Kathy Hochul’s ascent to the New York governor’s mansion was a unique one, a sudden rise in the aftermath of months of allegations against and investigative reports about her predecessor, Andrew Cuomo. Following his resignation, Hochul became New York’s first female governor, and she selected Brian Benjamin, a state senator from Harlem, to serve as lieutenant governor, the role she held for seven years.
But in the middle of her campaign for her first full term, Hochul once again found herself contending with a scandal involving her running mate. In mid-April, Benjamin surrendered himself to authorities, facing five federal charges including bribery. Prosecutors unsealed an indictment that alleged that, as a state senator, Benjamin directed thousands of dollars in state funds to a real-estate developer in exchange for donations to his 2021 bid to be city comptroller. Benjamin submitted a not-guilty plea and was released on bond and later resigned as lieutenant governor. That doesn’t eliminate him from the ballot for the Democratic primary this summer, though, on which his name will appear next to Hochul’s.
With the primary election only months away, here’s a look at the few options that Hochul has at her disposal.
Changing the law
New York’s election laws do not allow for a candidate to be removed from the ballot after they’ve been charged with a crime. A person’s name can only be removed from the ballot if they were to die, move out of state, or be nominated for another office. Hochul has stated that she won’t ask Benjamin to move, but in recent days she has been advocating to revise the law.
Amy Paulin, a member of the state assembly representing Westchester County, sponsored a bill that would expand the criteria that could result in a candidate’s removal from the state ballot. “Under my proposal, if someone has a life-threatening illness, has been indicted for a crime, or has resigned from the office for which they are nominated, they can get off the ballot,” Paulin said in a tweet. “It’s not fair to voters to have someone on a ballot who isn’t a viable candidate.”
The proposed bill has been met with a tepid response by Albany lawmakers, with many unsure about changing the laws at this point in the election cycle.
“I really, really, really don’t like to change rules in the middle of a process, and certainly in the middle of an election.

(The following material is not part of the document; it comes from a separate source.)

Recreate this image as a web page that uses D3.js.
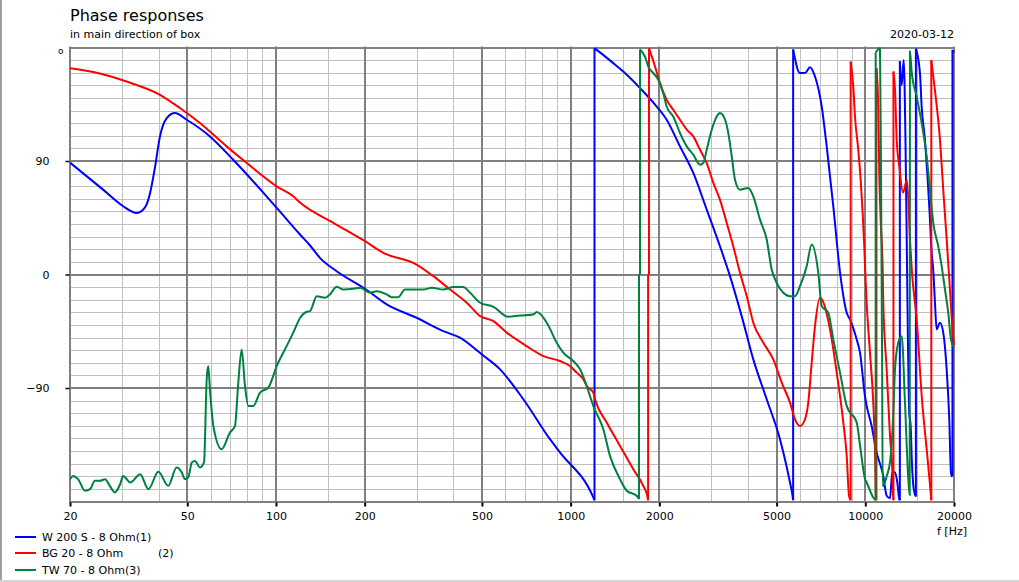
<!DOCTYPE html>
<html><head><meta charset="utf-8">
<script src="https://cdn.jsdelivr.net/npm/d3@7"></script>
<style>
body{margin:0;background:#fff;}
svg{display:block;font-family:"DejaVu Sans",sans-serif;}
</style>
</head><body>
<svg id="chart" width="1019" height="582"></svg>
<script>
// ---------- texts ----------
const titleText = "Phase responses";
const subtitleText = "in main direction of box";
const dateText = "2020-03-12";
const xUnitText = "f [Hz]";
const yUnitText = "o";

// ---------- ticks ----------
const xMajorTicks = [20, 50, 100, 200, 500, 1000, 2000, 5000, 10000, 20000];
const xMinorTicks = [30, 40, 60, 70, 80, 90, 150, 300, 400, 600, 700, 800, 900, 1500,
                     3000, 4000, 6000, 7000, 8000, 9000, 15000];
const yMajorTicks = [-180, -90, 0, 90, 180];
const yLabelTicks = [-90, 0, 90];
const yMinorTicks = d3.range(-170, 180, 10);

// ---------- series ----------
const seriesNames = ["W 200 S - 8 Ohm(1)", "BG 20 - 8 Ohm", "TW 70 - 8 Ohm(3)"];
const seriesSuffix = ["", "(2)", ""];
const seriesColors = ["#0000ff", "#ff0000", "#008040"];

// [frequency Hz, phase deg]
const w200s = [[20,88.7],[25.9,67.3],[30.3,54.1],[33.7,48.8],[35.9,53],[37.4,64.7],[38.9,85.7],[40.4,109.5],[42.6,124],[45.4,128],[49.8,122.7],[59.7,109.5],[71.6,91],[100.6,52.8],[120.7,31.7],[130.5,23],[141,13.2],[160.7,2.6],[200.5,-11.3],[237.6,-23.7],[300,-34.3],[370,-44.9],[421,-50.1],[499,-63.3],[576,-75.2],[691,-98.9],[851,-130.6],[920,-141.1],[1194,-176.8],[1205,-179],[1205,179.5],[1396,167.6],[1509,160.9],[1720,147.8],[1959,133.2],[2118,122.7],[2350,101.6],[2608,80.5],[2896,51.5],[3212,22.4],[3474,-1.3],[3806,-33],[4168,-67.3],[4628,-98.9],[5134,-130.6],[5552,-164.9],[5652,-174.1],[5690,-179],[5690,178.5],[6004,159.7],[6242,159.7],[6490,164.4],[6750,157],[7114,133.2],[7396,101.6],[7788,54.1],[8208,1.6],[8648,-30.3],[8872,-35.6],[9350,-51.5],[9592,-61.7],[9974,-96.3],[10108,-104.2],[10510,-120.1],[10900,-140],[11508,-159.7],[11818,-175.5],[12128,-177.5],[12348,-156.9],[12614,-156.9],[12842,-164.9],[13044,-178.1],[13100,-179],[13100,169],[13290,150],[13500,170],[13700,100],[13850,10],[13950,-50],[14100,-110],[14250,-120],[14400,-150],[14600,-170],[14850,-176],[14850,179],[15328,159.7],[15534,133.2],[15940,106.8],[16230,80.5],[16486,54.1],[16796,17.2],[17010,3.2],[17234,-22.2],[17466,-43.5],[17922,-38.2],[18390,-46.1],[18884,-75.2],[19276,-114.8],[19530,-157],[19684,-160],[19760,-160],[19760,178],[20000,176]];

const bg20 = [[20,163.6],[24,160.5],[31.1,153],[40.4,142.5],[47.2,132],[55.2,120.1],[68,101.6],[79.6,88.4],[100.6,69.9],[114.5,62],[120.7,57],[156.5,41],[200.5,26.4],[231.4,17.2],[300,7.9],[342,-1.3],[390,-11.9],[444,-22.4],[493,-33],[547,-37],[607,-46.1],[709,-56.8],[808,-64.7],[920,-68.6],[995,-72.6],[1049,-77.8],[1104,-83.1],[1134,-88.4],[1194,-93.6],[1210,-98.9],[1326,-117.4],[1471,-135.9],[1632,-154.4],[1764,-167.6],[1820,-175.5],[1832,-179],[1832,0],[1845,0],[1845,179.5],[1934,164.9],[2010,151.7],[2118,138.5],[2230,130.6],[2350,122.7],[2478,114.8],[2608,109.5],[2748,98.9],[2896,88.4],[3050,72.6],[3212,59.4],[3386,40.9],[3564,22.4],[3756,1.3],[3960,-17.2],[4168,-38.2],[4508,-54.1],[4872,-67.3],[5204,-85.7],[5552,-101.6],[5774,-114.8],[6004,-120.1],[6242,-114.8],[6404,-101.6],[6578,-69.9],[6750,-40.9],[7020,-18.4],[7590,-43.5],[7998,-77.8],[8422,-117.4],[8648,-143.8],[8806,-175.5],[8920,-179],[8920,168.8],[9104,149],[9226,125.3],[9466,98.9],[9644,75.2],[9796,48.8],[9920,22.4],[9998,1.6],[10108,-22.4],[10372,-62],[10642,-101.6],[10786,-138.5],[10868,-178],[10910,-179],[10910,163.6],[11068,133.2],[11154,80.5],[11276,43.5],[11456,4],[11508,-22.2],[11818,-75.2],[12128,-128],[12348,-154.4],[12446,-178],[12460,-179],[12460,160.9],[12614,146.4],[12780,106.9],[13044,85.7],[13426,64.9],[13850,75.2],[14176,27.7],[14400,1.6],[14940,-35.6],[15570,-98.9],[16154,-138.5],[16706,-175.7],[16750,-179],[16750,170],[17234,146],[17922,107],[18390,67],[18884,28],[19378,-12],[19840,-48],[20000,-56]];

const tw70 = [[20,-162.3],[20.5,-159.7],[21.3,-162.3],[22.5,-171.5],[23.4,-170.2],[24.3,-163.6],[25.3,-163.6],[26.3,-162.3],[27.3,-167.6],[28.4,-172.8],[29.6,-166.2],[30.3,-159.7],[32,-164.9],[34.6,-158.3],[36.9,-170.2],[39.9,-156.5],[43.1,-167.6],[46,-153],[47.9,-156.9],[49.1,-162.3],[50.4,-160.9],[51.8,-149],[53.1,-147.8],[55.2,-153],[57,-149],[58.2,-83.1],[58.9,-72.6],[59.7,-91],[61.3,-120.1],[65.4,-138.5],[69.8,-125.3],[72.6,-120.1],[74.5,-85.7],[76.5,-59.4],[78.5,-88.4],[80.6,-104.2],[83.8,-104.2],[88.3,-93.6],[94.2,-89.7],[100.6,-72.6],[108.7,-56.8],[114.5,-46.1],[120.7,-34.5],[127.1,-29.5],[130.5,-29],[137.5,-17.2],[146.7,-18.4],[152.5,-15.8],[160.7,-9.7],[169.3,-11.9],[183,-11.3],[193,-10.5],[208.5,-14.5],[220,-13.2],[237.6,-15.8],[247,-18],[260,-18],[274,-11.9],[316,-11.9],[338,-10.5],[370,-11.9],[400,-10],[432,-10],[456,-14.5],[493,-22.4],[547,-25.6],[614,-33.5],[673,-32.5],[747,-31.7],[767,-29.8],[830,-38.2],[897,-54.1],[944,-62],[1021,-68.6],[1076,-75.2],[1134,-88.4],[1163,-96.3],[1194,-104.2],[1291,-122.7],[1360,-143.8],[1471,-162.3],[1550,-171.5],[1676,-175.5],[1706,-178],[1706,0],[1720,0],[1720,178.4],[1788,172.8],[1835,164.9],[1908,159.7],[1984,154.4],[2062,143.8],[2118,133.2],[2230,125.3],[2350,112.2],[2478,101.6],[2608,95],[2748,87.1],[2820,88.4],[2896,98.9],[3012,114.8],[3132,125.3],[3212,128],[3342,122.7],[3428,112.2],[3522,93.6],[3612,75.2],[3756,67.3],[4008,68.6],[4168,62],[4392,43.5],[4628,27.7],[4812,4],[5004,-6.6],[5268,-14.5],[5552,-17.2],[5774,-17.2],[6004,-9.3],[6326,6.6],[6578,23.7],[6926,1.3],[7114,-25.1],[7488,-30.3],[7788,-51.5],[8208,-77.8],[8648,-104.2],[9350,-117.4],[9592,-135],[9974,-162],[10108,-164.9],[10642,-176.8],[10844,-179],[10844,176],[11214,179.5],[11300,90],[11400,-60],[11456,-168],[11818,-160],[12128,-149],[12446,-110],[12614,-75],[12942,-54],[13290,-49],[13638,-102],[13992,-162],[14150,-175],[14176,177],[14366,160.7],[14940,141.2],[15534,120.1],[16154,93.6],[16576,67.3],[17010,40.9],[17684,22.4],[18162,6.6],[18638,-11.9],[19124,-30.3],[19530,-51.5],[20000,-58]];

const seriesData = [w200s, bg20, tw70];

// ---------- layout ----------
const W = 1019, H = 582;
const plot = {left: 70, right: 954, top: 47.5, bottom: 501.5};

const svg = d3.select("#chart");
const x = d3.scaleLog().domain([20, 20000]).range([plot.left, plot.right]);
const y = d3.scaleLinear().domain([-180, 180]).range([plot.bottom, plot.top]);

// window edges
svg.append("rect").attr("x", 0).attr("y", 0).attr("width", 2).attr("height", H).attr("fill", "#a0a0a0");
svg.append("rect").attr("x", 0).attr("y", H - 2).attr("width", W).attr("height", 2).attr("fill", "#d4d4d4");

// titles
svg.append("text").attr("x", 70).attr("y", 21).attr("font-size", 16).attr("fill", "#000").text(titleText);
svg.append("text").attr("x", 70).attr("y", 38).attr("font-size", 11).attr("fill", "#000").text(subtitleText);
svg.append("text").attr("x", 954).attr("y", 38).attr("font-size", 11).attr("text-anchor", "end").attr("fill", "#000").text(dateText);

// grid
const grid = svg.append("g");
grid.selectAll(".xmin").data(xMinorTicks).enter().append("line")
  .attr("x1", d => Math.round(x(d)) + 0.5).attr("x2", d => Math.round(x(d)) + 0.5)
  .attr("y1", plot.top).attr("y2", plot.bottom)
  .attr("stroke", "#c0c0c0").attr("stroke-width", 1);
grid.selectAll(".ymin").data(yMinorTicks.filter(v => v % 90 !== 0)).enter().append("line")
  .attr("x1", plot.left).attr("x2", plot.right)
  .attr("y1", d => Math.round(y(d)) + 0.5).attr("y2", d => Math.round(y(d)) + 0.5)
  .attr("stroke", "#c0c0c0").attr("stroke-width", 1);
grid.selectAll(".xmaj").data(xMajorTicks).enter().append("line")
  .attr("x1", d => Math.round(x(d))).attr("x2", d => Math.round(x(d)))
  .attr("y1", plot.top - 1).attr("y2", plot.bottom + 1)
  .attr("stroke", "#808080").attr("stroke-width", 2);
grid.selectAll(".ymaj").data(yMajorTicks).enter().append("line")
  .attr("x1", plot.left - 1).attr("x2", plot.right + 1)
  .attr("y1", d => Math.round(y(d))).attr("y2", d => Math.round(y(d)))
  .attr("stroke", "#808080").attr("stroke-width", 2);

// axes
const xAxis = d3.axisBottom(x).tickValues(xMajorTicks).tickFormat(d3.format("d")).tickSize(4).tickPadding(6);
const gx = svg.append("g").attr("transform", `translate(0,${plot.bottom + 1})`).call(xAxis);
gx.select(".domain").remove();
gx.selectAll(".tick line").attr("stroke", "#000").attr("stroke-width", 2);
gx.selectAll(".tick text").attr("font-size", 11).attr("font-family", "DejaVu Sans").attr("fill", "#000");

const yAxis = d3.axisLeft(y).tickValues(yLabelTicks).tickFormat(d3.format("d")).tickSize(4).tickPadding(16);
const gy = svg.append("g").attr("transform", `translate(${plot.left - 0.5},0)`).call(yAxis);
gy.select(".domain").remove();
gy.selectAll(".tick line").attr("stroke", "#000").attr("stroke-width", 1.5);
gy.selectAll(".tick text").attr("font-size", 11).attr("font-family", "DejaVu Sans").attr("fill", "#000");

svg.append("text").attr("x", 58).attr("y", 54).attr("font-size", 9).attr("fill", "#000").text(yUnitText);
svg.append("text").attr("x", 937).attr("y", 535).attr("font-size", 11).attr("fill", "#000").text(xUnitText);

// curves: split at phase wraps (same frequency twice) -> smooth pieces + vertical jump lines
svg.append("clipPath").attr("id", "clip").append("rect")
  .attr("x", plot.left).attr("y", plot.top - 1)
  .attr("width", plot.right - plot.left + 1).attr("height", plot.bottom - plot.top + 2);
const smooth = d3.line().x(d => x(d[0])).y(d => y(d[1])).curve(d3.curveMonotoneX);
const straight = d3.line().x(d => x(d[0])).y(d => y(d[1]));
const curves = svg.append("g").attr("clip-path", "url(#clip)");

function splitAtJumps(data) {
  const pieces = [], jumps = [];
  let cur = [data[0]];
  for (let i = 1; i < data.length; i++) {
    if (data[i][0] === data[i - 1][0]) {
      pieces.push(cur);
      jumps.push([data[i - 1], data[i]]);
      cur = [data[i]];
    } else cur.push(data[i]);
  }
  pieces.push(cur);
  return {pieces, jumps};
}

seriesData.forEach((data, i) => {
  const {pieces, jumps} = splitAtJumps(data);
  const g = curves.append("g").attr("stroke", seriesColors[i]).attr("stroke-width", 2)
    .attr("fill", "none").attr("stroke-linejoin", "round");
  pieces.filter(p => p.length > 1).forEach(p => g.append("path").datum(p).attr("d", smooth));
  jumps.forEach(j => g.append("path").datum(j).attr("d", straight));
});

// legend
const legendY = [537, 553, 570];
const legend = svg.append("g");
seriesNames.forEach((name, i) => {
  legend.append("line").attr("x1", 15).attr("x2", 36).attr("y1", legendY[i]).attr("y2", legendY[i])
    .attr("stroke", seriesColors[i]).attr("stroke-width", 2);
  legend.append("text").attr("x", 42).attr("y", legendY[i] + 4).attr("font-size", 11).attr("fill", "#000").text(name);
  if (seriesSuffix[i]) {
    legend.append("text").attr("x", 158).attr("y", legendY[i] + 4).attr("font-size", 11).attr("fill", "#000").text(seriesSuffix[i]);
  }
});
</script>
</body></html>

She did speak to me last night and we will continue the conversation. Right now, there’s no bill in the Senate,” said Senate Majority Leader Andrea Stewart-Cousins, as reported by WRGB in Albany.
There have been reports that discussions about the bill have picked up this week, but it remains unclear whether such a law would take effect in enough time for Benjamin’s name to be removed before the primary.
Selecting a new candidate
Just as Hochul was able to select Benjamin as her lieutenant governor, she has the ability to select a replacement for him. But that move could prove to be difficult in a scenario where Benjamin remains on the ballot. So far, with the June 28 primary date looming, Hochul has yet to hint at a possible name for a new running mate.
New York is one of several states that holds separate races for governor and lieutenant governors in which candidates campaign as an individual ticket but ultimately have to be voted upon individually. In New York’s case, the races are separate in the primaries only, with the winners listed on the same ticket in the general election. This has the potential to result in a scenario where Hochul is victorious in June and Benjamin loses, leaving Hochul in the general election with a running mate she didn’t campaign with.
On the Democratic side, there are two other major candidates for lieutenant governor. Ana María Archila, a progressive activist, is running with Jumaane Williams, the city’s public advocate, who is challenging Hochul for the title of governor. Diana Reyna, a former City Council member and deputy Brooklyn borough president, has joined Congressman Tom Suozzi’s gubernatorial bid. Both Archila and Reyna would make history if elected, becoming the first Latina to serve in that role and the first Latino ever elected to statewide office.
In an interview a day after Benjamin’s resignation, Hochul was asked if she might try to align with one of her rivals’ running mates. “I have not even heard that rumor, so no. This is very early in the process,” Hochul said at the time.